Exercise task: Reproduce the material below line by line, beginning with its first line and ending with the line that contains "plt.rcParams['font.family'] = ['Liberation"; leave out pictures.

Supplied information:
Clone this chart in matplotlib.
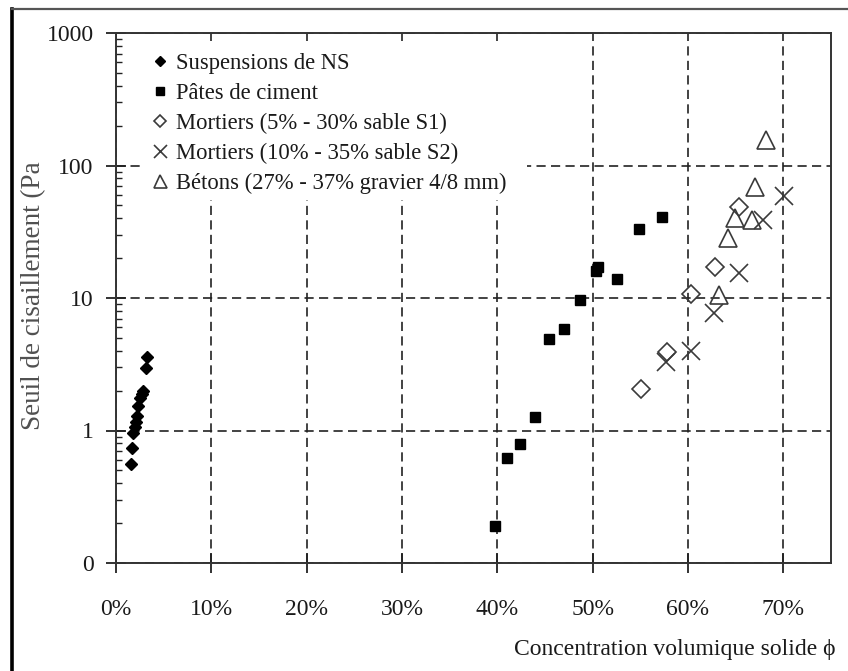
import matplotlib
matplotlib.use("Agg")
import matplotlib.pyplot as plt
from matplotlib.lines import Line2D
from matplotlib.patches import Rectangle
from matplotlib.ticker import FixedLocator, NullFormatter, LogLocator

plt.rcParams['font.family'] = ['Liberation Serif', 'DejaVu Serif']

# ---------------- data ----------------
ns_x = [1.6, 1.7, 1.8, 2.0, 2.1, 2.2, 2.3, 2.5, 2.7, 2.8, 3.1, 3.3]
ns_y = [0.56, 0.74, 0.96, 1.06, 1.15, 1.29, 1.53, 1.75, 1.9, 1.97, 2.95, 3.6]

pate_x = [39.8, 41.0, 42.4, 43.9, 45.4, 47.0, 48.7, 50.4, 50.6, 52.6, 54.9, 57.3]
pate_y = [0.19, 0.62, 0.79, 1.27, 4.93, 5.86, 9.66, 16.0, 17.0, 14.0, 33.2, 41.1]

m1_x = [55.1, 57.8, 60.3, 62.8, 65.3]
m1_y = [2.05, 3.9, 10.8, 17.2, 49.0]

m2_x = [57.7, 60.3, 62.7, 65.3, 67.9, 70.1]
m2_y = [3.3, 4.0, 7.7, 15.5, 38.8, 59.0]

bet_x = [63.3, 64.2, 64.9, 66.7, 67.0, 68.2]
bet_y = [10.5, 28.2, 40.0, 38.8, 69.0, 156.0]

labels = ["Suspensions de NS", "Pâtes de ciment",
          "Mortiers (5% - 30% sable S1)", "Mortiers (10% - 35% sable S2)",
          "Bétons (27% - 37% gravier 4/8 mm)"]

x_ticks = [0, 10, 20, 30, 40, 50, 60, 70]
x_ticklabels = ["0%", "10%", "20%", "30%", "40%", "50%", "60%", "70%"]
y_ticks = [0.1, 1, 10, 100, 1000]
y_ticklabels = ["0", "1", "10", "100", "1000"]

# ---------------- figure ----------------
W, H = 848, 671
fig = plt.figure(figsize=(W / 100, H / 100), dpi=100)
L, R, T, B = 116, 831, 33, 563
ax = fig.add_axes([L / W, 1 - B / H, (R - L) / W, (B - T) / H])

FS = 17
LFS = 16.3
txtc = '#1a1a1a'
edge = '#3a3a3a'

ax.plot([v / 100 for v in ns_x], ns_y, linestyle='none', marker='D', ms=6.5,
        mfc='black', mec='black', zorder=3, label=labels[0])
ax.plot([v / 100 for v in pate_x], pate_y, linestyle='none', marker='s', ms=7.5,
        mfc='black', mec='black', zorder=3, label=labels[1])
ax.plot([v / 100 for v in m1_x], m1_y, linestyle='none', marker='D', ms=9,
        mfc='none', mec=edge, mew=1.2, zorder=3, label=labels[2])
ax.plot([v / 100 for v in m2_x], m2_y, linestyle='none', marker='x', ms=13,
        mec=edge, mew=1.2, zorder=3, label=labels[3])
ax.plot([v / 100 for v in bet_x], bet_y, linestyle='none', marker='^', ms=13,
        mfc='none', mec=edge, mew=1.2, zorder=3, label=labels[4])

ax.set_yscale('log')
ax.set_xlim(0, 0.75)
ax.set_ylim(0.1, 1000)

ax.xaxis.set_major_locator(FixedLocator([v / 100 for v in x_ticks]))
ax.set_xticklabels(x_ticklabels)
ax.yaxis.set_major_locator(FixedLocator(y_ticks))
ax.set_yticklabels(y_ticklabels)
ax.yaxis.set_minor_locator(LogLocator(base=10, subs=range(2, 10), numticks=20))
ax.yaxis.set_minor_formatter(NullFormatter())

ax.tick_params(axis='x', which='major', direction='inout', length=14, width=1.3,
               color='#222222', pad=19, labelsize=FS, labelcolor=txtc)
ax.tick_params(axis='y', which='major', direction='inout', length=14, width=1.3,
               color='#222222', pad=9, labelsize=FS, labelcolor=txtc)
ax.tick_params(axis='y', which='minor', direction='in', length=4, width=1.0,
               color='#222222')
ax.tick_params(top=False, right=False, which='both')

for s in ax.spines.values():
    s.set_color('#333333')
    s.set_linewidth(1.4)

ax.set_axisbelow(True)
ax.grid(True, which='major', color='#222222', linewidth=1.2,
        linestyle=(0, (5.5, 3.2)))

# white area behind legend (hides the grid)
ax.add_patch(Rectangle((140 / W, 1 - 200 / H), (527 - 140) / W, (200 - 45) / H,
                       transform=fig.transFigure, facecolor='white',
                       edgecolor='none', zorder=1))

leg = ax.legend(loc='upper left', bbox_to_anchor=(148 / W, 1 - 53 / H),
                bbox_transform=fig.transFigure, frameon=False, fontsize=LFS,
                borderpad=0, handlelength=1.05, handletextpad=0.2,
                labelspacing=0.39, markerscale=0.72, borderaxespad=0)
for t in leg.get_texts():
    t.set_color(txtc)
leg.set_zorder(5)

fig.text(34 / W, 1 - 296 / H, "Seuil de cisaillement (Pa", rotation=90,
         ha='center', va='center', fontsize=19.5, color='#505050')
fig.text(514 / W, 1 - 650 / H, "Concentration volumique solide ϕ",
         ha='left', va='center', fontsize=FS, color=txtc)

# outer frame (partly outside picture)
fig.add_artist(Line2D([12 / W, 12 / W], [0, 1 - 9 / H], transform=fig.transFigure,
                      color='black', linewidth=2.6))
fig.add_artist(Line2D([12 / W, 1], [1 - 9 / H, 1 - 9 / H], transform=fig.transFigure,
                      color='#555555', linewidth=1.6))

fig.savefig('out.png', dpi=100)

Complete response:
Clone this chart in matplotlib.
import matplotlib
matplotlib.use("Agg")
import matplotlib.pyplot as plt
from matplotlib.lines import Line2D
from matplotlib.patches import Rectangle
from matplotlib.ticker import FixedLocator, NullFormatter, LogLocator

plt.rcParams['font.family'] = ['Liberation Serif', 'DejaVu Serif']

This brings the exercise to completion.